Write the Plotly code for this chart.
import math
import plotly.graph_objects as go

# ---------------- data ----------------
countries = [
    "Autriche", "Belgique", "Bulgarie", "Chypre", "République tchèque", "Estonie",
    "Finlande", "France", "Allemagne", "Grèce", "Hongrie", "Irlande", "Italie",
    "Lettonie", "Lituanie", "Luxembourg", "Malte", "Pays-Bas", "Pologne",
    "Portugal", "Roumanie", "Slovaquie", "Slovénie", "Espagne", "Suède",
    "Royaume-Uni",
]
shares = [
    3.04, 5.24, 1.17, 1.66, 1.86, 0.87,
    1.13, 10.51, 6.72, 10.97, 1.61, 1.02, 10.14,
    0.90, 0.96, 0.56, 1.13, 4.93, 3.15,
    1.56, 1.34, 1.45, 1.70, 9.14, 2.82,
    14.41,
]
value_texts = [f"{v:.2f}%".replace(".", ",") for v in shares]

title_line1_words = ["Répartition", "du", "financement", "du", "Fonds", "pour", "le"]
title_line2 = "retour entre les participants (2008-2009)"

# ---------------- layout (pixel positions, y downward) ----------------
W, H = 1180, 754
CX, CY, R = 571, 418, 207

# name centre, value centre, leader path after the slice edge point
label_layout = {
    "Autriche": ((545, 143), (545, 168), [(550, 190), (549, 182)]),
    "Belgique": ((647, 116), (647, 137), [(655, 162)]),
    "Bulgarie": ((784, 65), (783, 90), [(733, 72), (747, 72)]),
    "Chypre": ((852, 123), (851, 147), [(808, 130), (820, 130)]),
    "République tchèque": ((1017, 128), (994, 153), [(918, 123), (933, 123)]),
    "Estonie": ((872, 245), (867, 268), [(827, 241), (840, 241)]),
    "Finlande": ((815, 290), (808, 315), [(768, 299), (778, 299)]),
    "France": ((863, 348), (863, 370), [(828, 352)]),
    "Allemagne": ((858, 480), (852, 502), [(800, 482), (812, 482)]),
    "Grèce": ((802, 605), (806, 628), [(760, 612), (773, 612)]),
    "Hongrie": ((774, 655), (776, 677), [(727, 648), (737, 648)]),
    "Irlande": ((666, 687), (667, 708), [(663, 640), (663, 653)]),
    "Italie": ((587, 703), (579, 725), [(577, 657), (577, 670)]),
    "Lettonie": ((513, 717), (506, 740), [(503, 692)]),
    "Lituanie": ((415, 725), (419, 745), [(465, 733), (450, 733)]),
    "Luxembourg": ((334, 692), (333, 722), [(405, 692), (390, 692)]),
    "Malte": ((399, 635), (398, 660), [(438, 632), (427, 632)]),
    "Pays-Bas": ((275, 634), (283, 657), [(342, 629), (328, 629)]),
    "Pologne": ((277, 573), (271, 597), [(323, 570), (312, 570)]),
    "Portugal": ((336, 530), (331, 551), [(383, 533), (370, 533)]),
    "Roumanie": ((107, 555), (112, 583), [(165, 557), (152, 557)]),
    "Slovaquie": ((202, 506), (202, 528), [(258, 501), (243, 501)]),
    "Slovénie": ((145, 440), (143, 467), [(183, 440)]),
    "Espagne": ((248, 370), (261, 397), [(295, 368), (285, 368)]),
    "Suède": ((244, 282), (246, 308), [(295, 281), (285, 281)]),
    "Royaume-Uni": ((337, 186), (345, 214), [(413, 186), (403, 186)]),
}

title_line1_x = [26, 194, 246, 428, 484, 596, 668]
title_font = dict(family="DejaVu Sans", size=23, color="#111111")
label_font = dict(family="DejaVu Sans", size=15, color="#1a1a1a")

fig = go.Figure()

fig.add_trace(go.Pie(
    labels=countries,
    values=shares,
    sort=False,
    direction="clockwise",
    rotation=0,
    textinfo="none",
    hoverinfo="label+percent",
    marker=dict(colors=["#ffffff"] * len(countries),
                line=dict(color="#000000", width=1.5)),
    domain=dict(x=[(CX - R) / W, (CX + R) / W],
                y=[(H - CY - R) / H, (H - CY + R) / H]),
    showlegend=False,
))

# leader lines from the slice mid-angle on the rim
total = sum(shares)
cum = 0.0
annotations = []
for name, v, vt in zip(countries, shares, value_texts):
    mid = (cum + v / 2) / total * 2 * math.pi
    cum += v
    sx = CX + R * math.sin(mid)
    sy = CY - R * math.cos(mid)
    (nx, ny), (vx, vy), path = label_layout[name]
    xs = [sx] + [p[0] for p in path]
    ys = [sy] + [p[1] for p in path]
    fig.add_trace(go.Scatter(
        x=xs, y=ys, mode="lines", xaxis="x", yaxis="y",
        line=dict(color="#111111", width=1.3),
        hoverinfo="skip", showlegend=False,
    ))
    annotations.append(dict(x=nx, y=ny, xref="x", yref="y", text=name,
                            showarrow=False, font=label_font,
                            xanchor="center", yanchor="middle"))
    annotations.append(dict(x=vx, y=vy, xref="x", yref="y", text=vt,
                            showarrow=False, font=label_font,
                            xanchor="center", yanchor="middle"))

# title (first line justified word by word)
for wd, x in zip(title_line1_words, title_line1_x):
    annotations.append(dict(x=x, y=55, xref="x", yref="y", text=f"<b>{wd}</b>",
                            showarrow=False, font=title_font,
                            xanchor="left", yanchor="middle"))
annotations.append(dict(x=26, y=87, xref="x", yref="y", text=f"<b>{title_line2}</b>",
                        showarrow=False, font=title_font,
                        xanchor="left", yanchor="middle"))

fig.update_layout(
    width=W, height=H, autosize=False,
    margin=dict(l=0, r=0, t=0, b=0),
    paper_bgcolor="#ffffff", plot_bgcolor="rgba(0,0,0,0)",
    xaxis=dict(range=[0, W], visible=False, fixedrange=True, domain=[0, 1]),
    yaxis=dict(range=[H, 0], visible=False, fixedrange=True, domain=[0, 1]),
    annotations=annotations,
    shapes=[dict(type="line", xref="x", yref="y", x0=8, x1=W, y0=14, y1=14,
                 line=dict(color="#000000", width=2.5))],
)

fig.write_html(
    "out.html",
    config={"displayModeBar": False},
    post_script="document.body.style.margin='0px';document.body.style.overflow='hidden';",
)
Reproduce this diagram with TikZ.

★ ★ ★ ★

▶ **WRITTEN REQUEST**
Would you restate each of the entries word for word?

▶ **THE ANSWER**
Write the Plotly code for this chart.
import math
import plotly.graph_objects as go

# ---------------- data ----------------
countries = [
    "Autriche", "Belgique", "Bulgarie", "Chypre", "République tchèque", "Estonie",
    "Finlande", "France", "Allemagne", "Grèce", "Hongrie", "Irlande", "Italie",
    "Lettonie", "Lituanie", "Luxembourg", "Malte", "Pays-Bas", "Pologne",
    "Portugal", "Roumanie", "Slovaquie", "Slovénie", "Espagne", "Suède",
    "Royaume-Uni",
]
shares = [
    3.04, 5.24, 1.17, 1.66, 1.86, 0.87,
    1.13, 10.51, 6.72, 10.97, 1.61, 1.02, 10.14,
    0.90, 0.96, 0.56, 1.13, 4.93, 3.15,
    1.56, 1.34, 1.45, 1.70, 9.14, 2.82,
    14.41,
]
value_texts = [f"{v:.2f}%".replace(".", ",") for v in shares]

title_line1_words = ["Répartition", "du", "financement", "du", "Fonds", "pour", "le"]
title_line2 = "retour entre les participants (2008-2009)"

# ---------------- layout (pixel positions, y downward) ----------------
W, H = 1180, 754
CX, CY, R = 571, 418, 207

# name centre, value centre, leader path after the slice edge point
label_layout = {
    "Autriche": ((545, 143), (545, 168), [(550, 190), (549, 182)]),
    "Belgique": ((647, 116), (647, 137), [(655, 162)]),
    "Bulgarie": ((784, 65), (783, 90), [(733, 72), (747, 72)]),
    "Chypre": ((852, 123), (851, 147), [(808, 130), (820, 130)]),
    "République tchèque": ((1017, 128), (994, 153), [(918, 123), (933, 123)]),
    "Estonie": ((872, 245), (867, 268), [(827, 241), (840, 241)]),
    "Finlande": ((815, 290), (808, 315), [(768, 299), (778, 299)]),
    "France": ((863, 348), (863, 370), [(828, 352)]),
    "Allemagne": ((858, 480), (852, 502), [(800, 482), (812, 482)]),
    "Grèce": ((802, 605), (806, 628), [(760, 612), (773, 612)]),
    "Hongrie": ((774, 655), (776, 677), [(727, 648), (737, 648)]),
    "Irlande": ((666, 687), (667, 708), [(663, 640), (663, 653)]),
    "Italie": ((587, 703), (579, 725), [(577, 657), (577, 670)]),
    "Lettonie": ((513, 717), (506, 740), [(503, 692)]),
    "Lituanie": ((415, 725), (419, 745), [(465, 733), (450, 733)]),
    "Luxembourg": ((334, 692), (333, 722), [(405, 692), (390, 692)]),
    "Malte": ((399, 635), (398, 660), [(438, 632), (427, 632)]),
    "Pays-Bas": ((275, 634), (283, 657), [(342, 629), (328, 629)]),
    "Pologne": ((277, 573), (271, 597), [(323, 570), (312, 570)]),
    "Portugal": ((336, 530), (331, 551), [(383, 533), (370, 533)]),
    "Roumanie": ((107, 555), (112, 583), [(165, 557), (152, 557)]),
    "Slovaquie": ((202, 506), (202, 528), [(258, 501), (243, 501)]),
    "Slovénie": ((145, 440), (143, 467), [(183, 440)]),
    "Espagne": ((248, 370), (261, 397), [(295, 368), (285, 368)]),
    "Suède": ((244, 282), (246, 308), [(295, 281), (285, 281)]),
    "Royaume-Uni": ((337, 186), (345, 214), [(413, 186), (403, 186)]),
}

title_line1_x = [26, 194, 246, 428, 484, 596, 668]
title_font = dict(family="DejaVu Sans", size=23, color="#111111")
label_font = dict(family="DejaVu Sans", size=15, color="#1a1a1a")

fig = go.Figure()

fig.add_trace(go.Pie(
    labels=countries,
    values=shares,
    sort=False,
    direction="clockwise",
    rotation=0,
    textinfo="none",
    hoverinfo="label+percent",
    marker=dict(colors=["#ffffff"] * len(countries),
                line=dict(color="#000000", width=1.5)),
    domain=dict(x=[(CX - R) / W, (CX + R) / W],
                y=[(H - CY - R) / H, (H - CY + R) / H]),
    showlegend=False,
))

# leader lines from the slice mid-angle on the rim
total = sum(shares)
cum = 0.0
annotations = []
for name, v, vt in zip(countries, shares, value_texts):
    mid = (cum + v / 2) / total * 2 * math.pi
    cum += v
    sx = CX + R * math.sin(mid)
    sy = CY - R * math.cos(mid)
    (nx, ny), (vx, vy), path = label_layout[name]
    xs = [sx] + [p[0] for p in path]
    ys = [sy] + [p[1] for p in path]
    fig.add_trace(go.Scatter(
        x=xs, y=ys, mode="lines", xaxis="x", yaxis="y",
        line=dict(color="#111111", width=1.3),
        hoverinfo="skip", showlegend=False,
    ))
    annotations.append(dict(x=nx, y=ny, xref="x", yref="y", text=name,
                            showarrow=False, font=label_font,
                            xanchor="center", yanchor="middle"))
    annotations.append(dict(x=vx, y=vy, xref="x", yref="y", text=vt,
                            showarrow=False, font=label_font,
                            xanchor="center", yanchor="middle"))

# title (first line justified word by word)
for wd, x in zip(title_line1_words, title_line1_x):
    annotations.append(dict(x=x, y=55, xref="x", yref="y", text=f"<b>{wd}</b>",
                            showarrow=False, font=title_font,
                            xanchor="left", yanchor="middle"))
annotations.append(dict(x=26, y=87, xref="x", yref="y", text=f"<b>{title_line2}</b>",
                        showarrow=False, font=title_font,
                        xanchor="left", yanchor="middle"))

fig.update_layout(
    width=W, height=H, autosize=False,
    margin=dict(l=0, r=0, t=0, b=0),
    paper_bgcolor="#ffffff", plot_bgcolor="rgba(0,0,0,0)",
    xaxis=dict(range=[0, W], visible=False, fixedrange=True, domain=[0, 1]),
    yaxis=dict(range=[H, 0], visible=False, fixedrange=True, domain=[0, 1]),
    annotations=annotations,
    shapes=[dict(type="line", xref="x", yref="y", x0=8, x1=W, y0=14, y1=14,
                 line=dict(color="#000000", width=2.5))],
)

fig.write_html(
    "out.html",
    config={"displayModeBar": False},
    post_script="document.body.style.margin='0px';document.body.style.overflow='hidden';",
)
Reproduce this diagram with TikZ.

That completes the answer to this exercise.